After a fun-filled adventure with ladders, work gloves to handle the rather warm stovepipe, metal implements to keep it in place, and a bit of wire wrapped around a roofing nail to keep the whole assembly vertical, things were back under control, although my host looked a tad sheepish.
"Of course this happens right when you're coming over. I was going to have the hof waarmed up, a full horn of mead to present to you..."
I waved a hand dismissively, "No, no, it's all right. Listen, after dinner, we can pretend I just got here, and do it from scratch. Besides, I wanted to take you guys out to dinner anyway, in lieu of a proper gift, so it's probably for the best anyway." It turned out the lanky guy who'd led me here was Groa's husband, whose name has utterly slipped my mind.
Groa shrugged, "Unless he's staying home from his martial arts class, we'd've had to go out anyway; I don't cook."
After some internal debate on the part of the husband, he decided to go to class, and becomes Sir Not Appearing in This Travelogue, as I didn't see him after that. We drove to one Italian place, but it was closed Mondays, then to another, closer in to Meadville, which wasn't. Apparently they'd tried to put Ann on two different juries, one of which, the one she'd been excused from, involved child molestation charges against an eight-month old. The other one she couldn't talk about, except to say it was a much less emotionally sensitive case.
She had spaghetti and meatballs, I had ravioli. Yes, I'd just had Italian a couple nights ago, but the other choice was, apparently, the fine Chinese cuisine of western Pennsylvania, and I figured the Italian was probably a better choice. Afterwards, we drove back to her place, where the hof was now warm and aired out.
Groa cheerfully produced two bottles of homebrewed mead she'd recently acquired -- one elderberry, and one ginger, and we proceeded to fill the horn and sit across from each other on low wooden benches by the altar, which was destined to become the mantlepiece for a fireplace.
Again, I took this the next morning when the light was better: imagine this lit only by the altar candles to properly set the mood. We were sitting before and beneath it, passing a nicely-carved horn back and forth with delightful mead inside.
Above our benches, high in the rafters, cast into deep shadows by the flickering candlelight...
One of the things mentioned, in an evening that got respectably fuzzy after awhile, was using this heathenically correct scaffolding as a seidhjallr, and getting Diana or Laurel to prophesy from up there, or, even better, one about eight feet tall (this is about six and a half feet). It's a platform Groa herself also uses to sit out for Yule vigils.
I warned her that Diana would at least look askance, and that Laurel's answer stood to be a bit more colorful still, what with her leg and all.

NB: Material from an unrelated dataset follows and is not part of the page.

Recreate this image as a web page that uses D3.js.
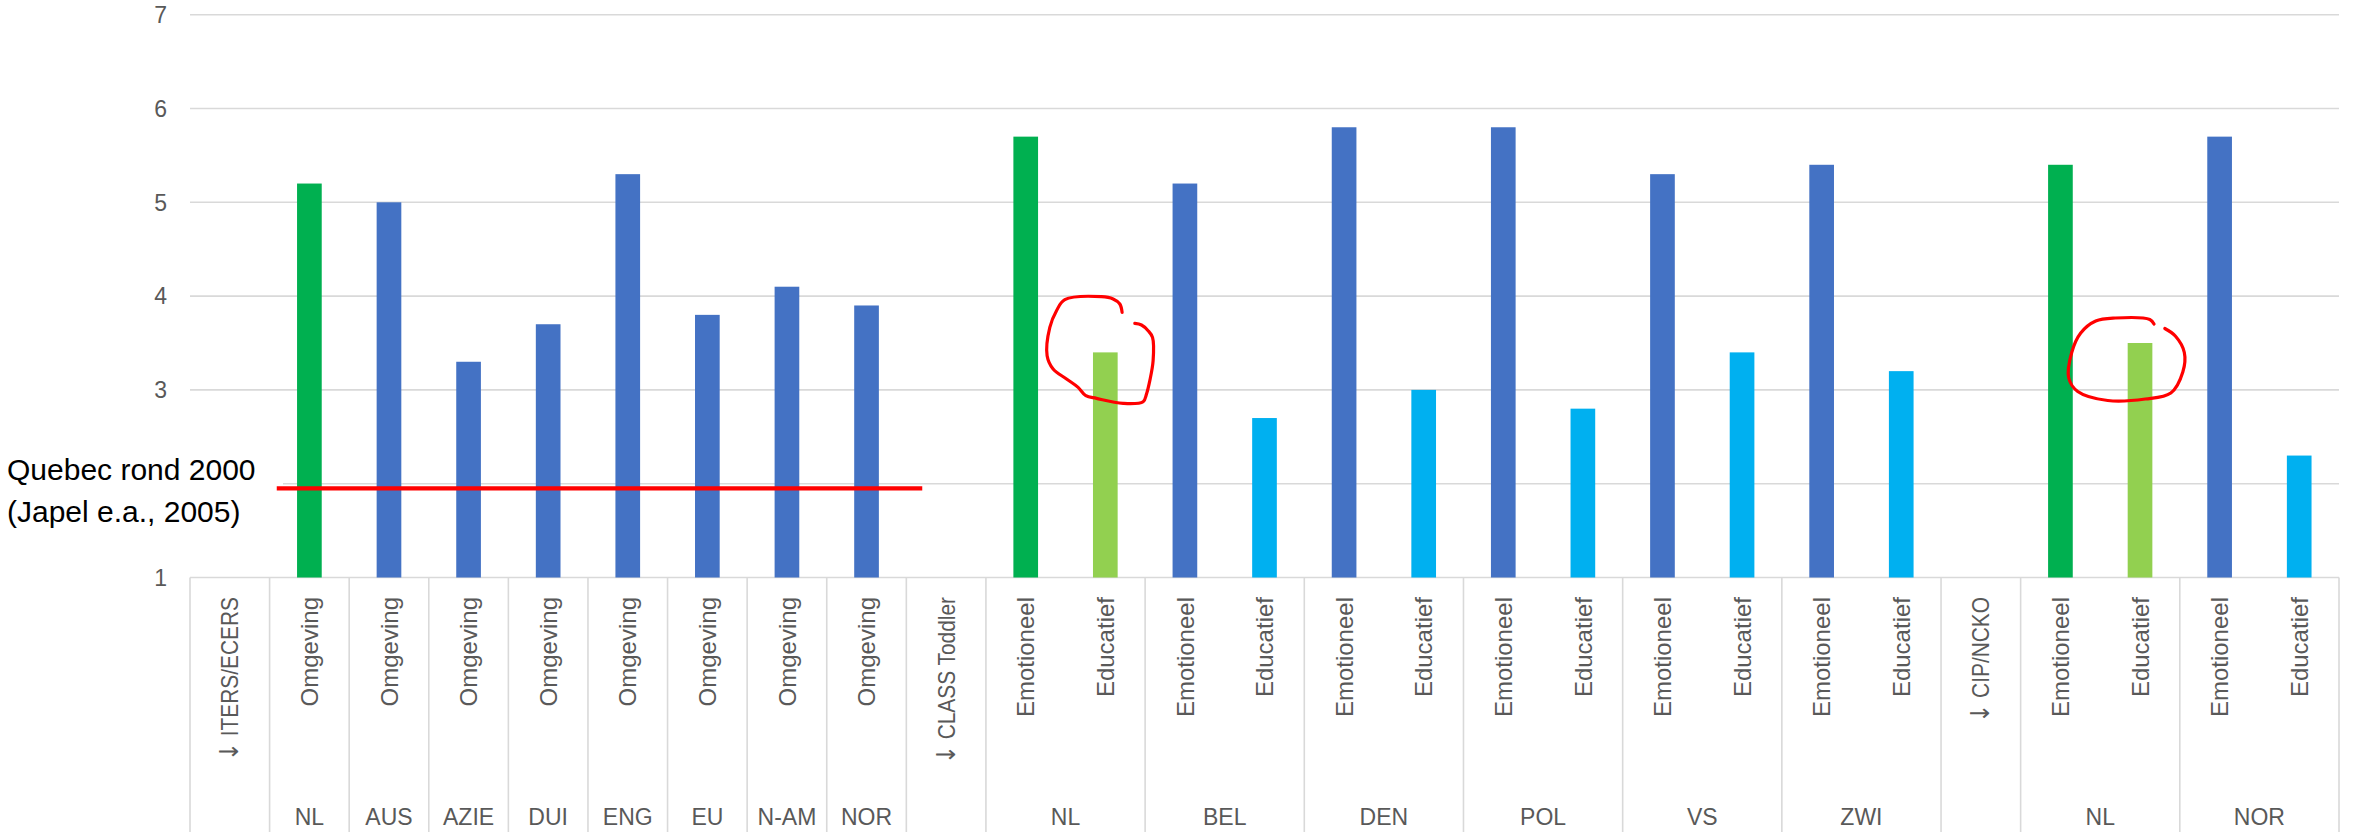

For that segment of the audience wondering what the hell I'm talking about when I'm yammering on about seidhjallrs, check this out. If you don't want to read a whole other article, er, well, skip it and file it under 'amusing in-joke,' which just about covers it.
The night went on in honey-hued camaraderie, and eventually, the horn got water in it instead of mead, went around a few times more, and we wandered back up the hill to the house, and bed. I obviously wasn't driving back to Cleveland that night.